Ultimately, Fontaine is ok with the delay — assuming consultation with Indigenous leaders is actually done.

“There’s a problem when we rush things, so I don’t necessarily think it’s a bad thing if they [pause],” she said. “My hope is that they would do the consultation to make that bill be what it can be.”

Fontaine fears the proposed amendments were only based on what came out of the external review, she said. So she hopes the justice ministry in fact has meaningful consultation with Indigenous leaders in Manitoba, as well as community members and organizations on the front lines.

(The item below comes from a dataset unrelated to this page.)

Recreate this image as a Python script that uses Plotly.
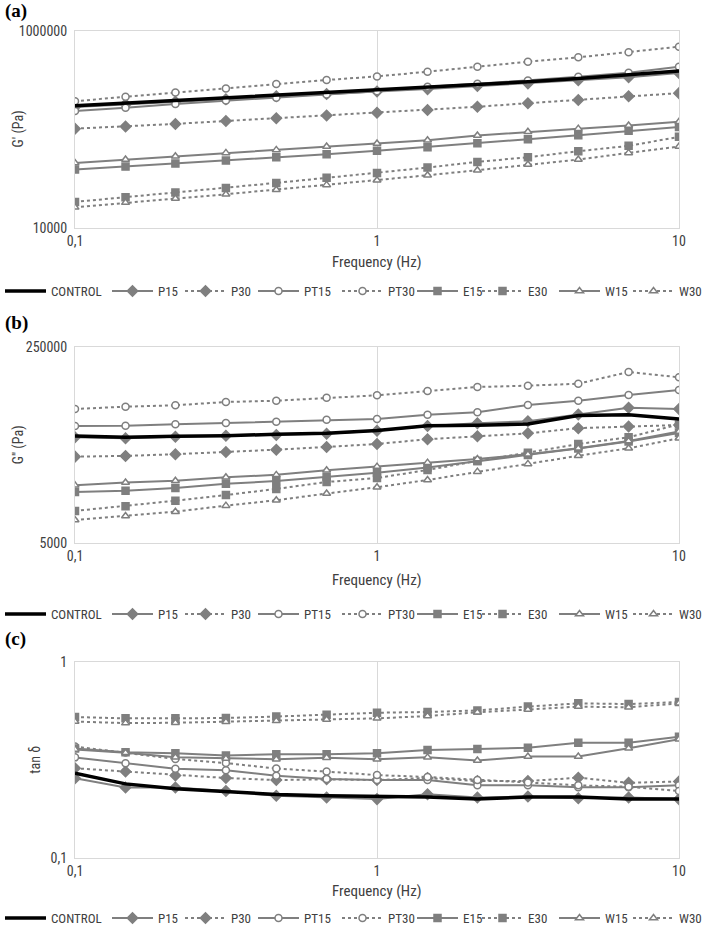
import plotly.graph_objects as go

# ---------------- data ----------------
freq = [0.1, 0.147, 0.215, 0.316, 0.464, 0.681, 1.0, 1.47, 2.15, 3.16, 4.64, 6.81, 10.0]
series_names = ["CONTROL", "P15", "P30", "PT15", "PT30", "E15", "E30", "W15", "W30"]

# (a) G' (Pa)
gp_control = [174000, 185000, 197000, 210000, 223000, 236000, 251000, 267000, 287000, 305000, 330000, 357000, 392000]
gp_p15 = [169000, 180000, 191000, 203000, 217000, 229000, 243000, 257000, 276000, 294000, 317000, 340000, 374000]
gp_p30 = [102000, 107000, 114000, 122000, 130000, 139000, 148000, 158000, 170000, 185000, 199000, 217000, 234000]
gp_pt15 = [154000, 166000, 182000, 197000, 210000, 227000, 245000, 272000, 291000, 315000, 343000, 377000, 434000]
gp_pt30 = [194000, 215000, 238000, 261000, 289000, 318000, 346000, 386000, 434000, 488000, 540000, 607000, 693000]
gp_e15 = [39200, 42000, 45100, 48400, 52300, 56100, 60700, 66100, 72600, 79700, 87600, 96900, 106000]
gp_e30 = [18400, 20500, 22900, 25500, 28700, 32300, 36200, 41100, 46900, 52300, 60200, 68200, 84200]
gp_w15 = [45800, 49500, 53600, 57900, 62100, 67200, 72000, 77900, 86900, 94700, 102000, 110000, 120000]
gp_w30 = [16200, 18100, 19900, 22000, 24500, 27400, 30500, 34300, 38600, 44100, 49500, 57900, 67200]

# (b) G'' (Pa)
gpp_control = [42600, 41500, 42300, 42800, 44100, 44900, 47600, 52300, 52700, 54100, 64100, 65000, 59800]
gpp_p15 = [41500, 40700, 42000, 42800, 43400, 44600, 47200, 52000, 54900, 57100, 65400, 74900, 73000]
gpp_p30 = [28200, 28600, 29600, 30900, 32400, 34200, 36300, 39900, 42300, 44900, 49800, 51500, 53000]
gpp_pt15 = [52000, 52300, 53800, 55200, 56700, 58900, 59800, 65200, 68300, 79100, 86100, 96500, 106600]
gpp_pt30 = [73000, 76400, 78600, 83900, 86100, 91500, 95900, 104500, 113200, 116200, 120900, 152700, 137400]
gpp_e15 = [13900, 14300, 15100, 16400, 17300, 18800, 20400, 22700, 25900, 29200, 33200, 38200, 45200]
gpp_e30 = [9540, 10500, 11700, 13100, 14800, 17000, 18400, 21600, 25900, 30500, 36300, 41500, 53600]
gpp_w15 = [15900, 16800, 17400, 18700, 19600, 21500, 23100, 25000, 26900, 29600, 33300, 38500, 46600]
gpp_w30 = [7970, 8630, 9400, 10600, 11800, 13500, 15300, 17700, 20900, 24400, 28700, 33300, 40700]

# (c) tan delta
td_control = [0.270, 0.238, 0.225, 0.218, 0.210, 0.207, 0.205, 0.204, 0.199, 0.204, 0.204, 0.199, 0.199]
td_p15 = [0.254, 0.228, 0.228, 0.219, 0.207, 0.203, 0.199, 0.211, 0.203, 0.205, 0.201, 0.203, 0.199]
td_p30 = [0.286, 0.275, 0.263, 0.255, 0.249, 0.251, 0.249, 0.255, 0.246, 0.246, 0.256, 0.241, 0.245]
td_pt15 = [0.325, 0.303, 0.284, 0.279, 0.262, 0.252, 0.249, 0.249, 0.234, 0.234, 0.229, 0.229, 0.234]
td_pt30 = [0.369, 0.344, 0.319, 0.304, 0.285, 0.275, 0.264, 0.258, 0.249, 0.242, 0.234, 0.230, 0.219]
td_e15 = [0.361, 0.345, 0.341, 0.332, 0.337, 0.337, 0.341, 0.354, 0.359, 0.364, 0.386, 0.386, 0.414]
td_e30 = [0.522, 0.514, 0.514, 0.516, 0.525, 0.537, 0.549, 0.554, 0.564, 0.590, 0.613, 0.608, 0.623]
td_w15 = [0.357, 0.343, 0.325, 0.321, 0.318, 0.324, 0.318, 0.325, 0.313, 0.328, 0.328, 0.362, 0.402]
td_w30 = [0.495, 0.486, 0.488, 0.494, 0.499, 0.507, 0.514, 0.528, 0.552, 0.570, 0.590, 0.585, 0.613]

x_tickvals = [0.1, 1, 10]
x_ticktext = ["0,1", "1", "10"]
ya_tickvals = [10000, 1000000]
ya_ticktext = ["10000", "1000000"]
yb_tickvals = [5000, 250000]
yb_ticktext = ["5000", "250000"]
yc_tickvals = [0.1, 1]
yc_ticktext = ["0,1", "1"]

# ---------------- styling ----------------
GRAY = "#7f7f7f"
TXT = "#404040"
FONT = "Liberation Sans Narrow, Roboto Condensed, Arial Narrow, Liberation Sans, sans-serif"
W, H = 706, 930
PLOT_L, PLOT_R = 75, 679

styles = {
    "CONTROL": dict(color="black", width=3.5, dash="solid", symbol=None, mfill=None, lw=51),
    "P15": dict(color=GRAY, width=2, dash="solid", symbol="diamond", mfill=GRAY, lw=17),
    "P30": dict(color=GRAY, width=2, dash="dot", symbol="diamond", mfill=GRAY, lw=17),
    "PT15": dict(color=GRAY, width=2, dash="solid", symbol="circle", mfill="white", lw=28),
    "PT30": dict(color=GRAY, width=2, dash="dot", symbol="circle", mfill="white", lw=19),
    "E15": dict(color=GRAY, width=2, dash="solid", symbol="square", mfill=GRAY, lw=9),
    "E30": dict(color=GRAY, width=2, dash="dot", symbol="square", mfill=GRAY, lw=21),
    "W15": dict(color=GRAY, width=2, dash="solid", symbol="triangle-up", mfill="white", lw=18),
    "W30": dict(color=GRAY, width=2, dash="dot", symbol="triangle-up", mfill="white", lw=22),
}

panels = [
    dict(data=[gp_control, gp_p15, gp_p30, gp_pt15, gp_pt30, gp_e15, gp_e30, gp_w15, gp_w30],
         top=31, bot=228, ytv=ya_tickvals, ytt=ya_ticktext, yr=[4, 6],
         ytitle="G' (Pa)", ytx=18, label="(a)", laby=11, xtitle_y=262, leg_y=291),
    dict(data=[gpp_control, gpp_p15, gpp_p30, gpp_pt15, gpp_pt30, gpp_e15, gpp_e30, gpp_w15, gpp_w30],
         top=347.3, bot=543.3, ytv=yb_tickvals, ytt=yb_ticktext, yr=[3.69897, 5.39794],
         ytitle="G'' (Pa)", ytx=18, label="(b)", laby=323, xtitle_y=580, leg_y=614),
    dict(data=[td_control, td_p15, td_p30, td_pt15, td_pt30, td_e15, td_e30, td_w15, td_w30],
         top=661.7, bot=857.7, ytv=yc_tickvals, ytt=yc_ticktext, yr=[-1, 0],
         ytitle="tan δ", ytx=35, label="(c)", laby=639, xtitle_y=891, leg_y=918),
]

def py(px):
    return 1 - px / H

def pxx(px):
    return px / W

fig = go.Figure()
layout = {}
annotations = []

for i, p in enumerate(panels):
    n = "" if i == 0 else str(i + 1)
    xa, ya = "x" + n, "y" + n
    leg = "legend" + n
    order = list(range(1, 9)) + [0]  # control drawn on top
    for k in order:
        name = series_names[k]
        s = styles[name]
        if s["symbol"] is None:
            marker = dict(size=1, color=s["color"])
            mode = "lines"
        else:
            marker = dict(symbol=s["symbol"], size=7 if s["symbol"] != "diamond" else 8,
                          color=s["mfill"], line=dict(color=s["color"], width=1.5))
            mode = "lines+markers"
        fig.add_trace(go.Scatter(
            x=freq, y=p["data"][k], name=name, mode=mode,
            line=dict(color=s["color"], width=s["width"], dash=s["dash"]),
            marker=marker, xaxis=xa, yaxis=ya, legend=leg, legendrank=k + 1,
            legendwidth=s["lw"], showlegend=True))
    layout["xaxis" + n] = dict(
        type="log", range=[-1, 1], domain=[PLOT_L / W, PLOT_R / W], anchor=ya,
        tickvals=x_tickvals, ticktext=x_ticktext, showgrid=True, gridcolor="#d9d9d9",
        gridwidth=1, showline=True, linecolor="#d9d9d9", linewidth=1, mirror=True,
        ticks="", zeroline=False, tickfont=dict(family=FONT, size=14, color=TXT),
        automargin=False)
    layout["yaxis" + n] = dict(
        type="log", range=p["yr"], domain=[py(p["bot"]), py(p["top"])], anchor=xa,
        tickvals=p["ytv"], ticktext=p["ytt"], showgrid=False, showline=True,
        linecolor="#d9d9d9", linewidth=1, mirror=True, ticks="", zeroline=False,
        tickfont=dict(family=FONT, size=14, color=TXT), ticklabelstandoff=4,
        automargin=False)
    layout[leg] = dict(
        orientation="h", x=-0.012, xanchor="left", xref="container",
        y=py(p["leg_y"]), yanchor="middle", yref="paper",
        font=dict(family=FONT, size=13, color=TXT), bgcolor="rgba(0,0,0,0)",
        itemwidth=41, tracegroupgap=0, traceorder="normal")
    annotations.append(dict(text="<b>" + p["label"] + "</b>", xref="paper", yref="paper",
                            x=pxx(3), y=py(p["laby"]), xanchor="left", yanchor="middle",
                            showarrow=False,
                            font=dict(family="Liberation Serif, Times New Roman, serif",
                                      size=19, color="black")))
    annotations.append(dict(text=p["ytitle"], xref="paper", yref="paper",
                            x=pxx(p["ytx"]), y=py((p["top"] + p["bot"]) / 2),
                            xanchor="center", yanchor="middle", textangle=-90,
                            showarrow=False, font=dict(family=FONT, size=14, color=TXT)))
    annotations.append(dict(text="Frequency (Hz)", xref="paper", yref="paper",
                            x=pxx(377), y=py(p["xtitle_y"]), xanchor="center",
                            yanchor="middle", showarrow=False,
                            font=dict(family=FONT, size=15, color=TXT)))

fig.update_layout(
    width=W, height=H, margin=dict(l=0, r=0, t=0, b=0, autoexpand=False),
    paper_bgcolor="white", plot_bgcolor="white", annotations=annotations,
    **layout)

fig.write_html("out.html", config={"displayModeBar": False},
               post_script="document.body.style.margin='0px';")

Manitoba Liberal Leader Dougald Lamont says he has recently spoken with Robert Taman about police oversight. In 2016, Taman resigned from his position as a civilian member of the Manitoba Police Commission, citing concerns police officers were investigating themselves after an active member of the Winnipeg Police Service joined the IIU.

Citing their conversation, Lamont says civilians should be setting the rules for police in certain ways. The City of Winnipeg, for example, should set the rules on use of force by police officers, he said.

“The other thing that’s really important is that cops shouldn’t be investigating cops, or the same cop from the same force shouldn’t be investigating cops,” he said.

Friesen committed to having the amendments ready some time during the current legislative session, but “not before March 15.”